# [PROBLEM DESCRIPTION]
Word for word, print each line of the listing below; pictures stay out.

[Start INFORMATION SHOWN]

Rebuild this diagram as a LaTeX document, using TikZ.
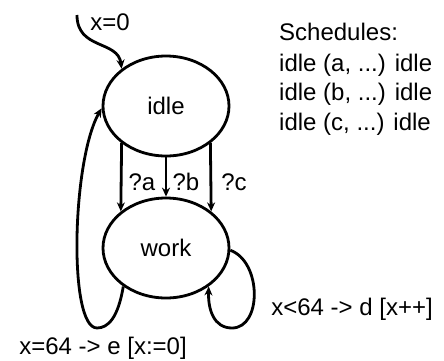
\documentclass[tikz,border=0pt]{standalone}
\usepackage{fontspec}
\setmainfont{Liberation Sans}
\usetikzlibrary{shapes.geometric,arrows.meta}
\begin{document}
\begin{tikzpicture}[x=1pt,y=-1pt,
  font=\fontsize{24}{30}\selectfont,
  state/.style={ellipse,draw,line width=2.8pt,minimum width=126pt,minimum height=100pt,inner sep=0pt},
  edge/.style={line width=2.8pt,-{Stealth[length=9pt,width=8pt]}},
  lbl/.style={inner sep=0pt}]
\useasboundingbox (0,0) rectangle (444,360);
\node[state] (idle) at (166,106) {idle};
\node[state] (work) at (166,248) {work};
\coordinate (init) at (77,15);
\node[lbl] (x0) at (110,22) {x=0};
\draw[edge] (init) .. controls (77,50) and (118,40) .. (idle.140);
\draw[edge] (idle.220) -- (work.141);
\draw[edge] (idle.south) -- (work.north);
\draw[edge] (idle.320) -- (work.39);
\node[lbl] (qa) at (142,182) {?a};
\node[lbl] (qb) at (186,182) {?b};
\node[lbl] (qc) at (234,182) {?c};
\draw[edge] (work.222) .. controls (118,318) and (108,328) .. (97,328) .. controls (68,328) and (72,160) .. (idle.182);
\draw[edge] (work.-2) .. controls (262,262) and (262,328) .. (232,328) .. controls (214,328) and (208,310) .. (work.-42);
\node[lbl] (l1) at (103,348) {x=64 -> e [x:=0]};
\node[lbl] (l2) at (352,309) {x<64 -> d [x++]};
\node[lbl,anchor=base west] (s0) at (279,40) {Schedules:};
\node[lbl,anchor=base west] (s1) at (279,71) {idle (a, ...) idle};
\node[lbl,anchor=base west] (s2) at (279,100) {idle (b, ...) idle};
\node[lbl,anchor=base west] (s3) at (279,130) {idle (c, ...) idle};
\end{tikzpicture}
\end{document}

[End INFORMATION SHOWN]

# [EXERCISE OUTPUT]
Rebuild this diagram as a LaTeX document, using TikZ.
\documentclass[tikz,border=0pt]{standalone}
\usepackage{fontspec}
\setmainfont{Liberation Sans}
\usetikzlibrary{shapes.geometric,arrows.meta}
\begin{document}
\begin{tikzpicture}[x=1pt,y=-1pt,
  font=\fontsize{24}{30}\selectfont,
  state/.style={ellipse,draw,line width=2.8pt,minimum width=126pt,minimum height=100pt,inner sep=0pt},
  edge/.style={line width=2.8pt,-{Stealth[length=9pt,width=8pt]}},
  lbl/.style={inner sep=0pt}]
\useasboundingbox (0,0) rectangle (444,360);
\node[state] (idle) at (166,106) {idle};
\node[state] (work) at (166,248) {work};
\coordinate (init) at (77,15);
\node[lbl] (x0) at (110,22) {x=0};
\draw[edge] (init) .. controls (77,50) and (118,40) .. (idle.140);
\draw[edge] (idle.220) -- (work.141);
\draw[edge] (idle.south) -- (work.north);
\draw[edge] (idle.320) -- (work.39);
\node[lbl] (qa) at (142,182) {?a};
\node[lbl] (qb) at (186,182) {?b};
\node[lbl] (qc) at (234,182) {?c};
\draw[edge] (work.222) .. controls (118,318) and (108,328) .. (97,328) .. controls (68,328) and (72,160) .. (idle.182);
\draw[edge] (work.-2) .. controls (262,262) and (262,328) .. (232,328) .. controls (214,328) and (208,310) .. (work.-42);
\node[lbl] (l1) at (103,348) {x=64 -> e [x:=0]};
\node[lbl] (l2) at (352,309) {x<64 -> d [x++]};
\node[lbl,anchor=base west] (s0) at (279,40) {Schedules:};
\node[lbl,anchor=base west] (s1) at (279,71) {idle (a, ...) idle};
\node[lbl,anchor=base west] (s2) at (279,100) {idle (b, ...) idle};
\node[lbl,anchor=base west] (s3) at (279,130) {idle (c, ...) idle};
\end{tikzpicture}
\end{document}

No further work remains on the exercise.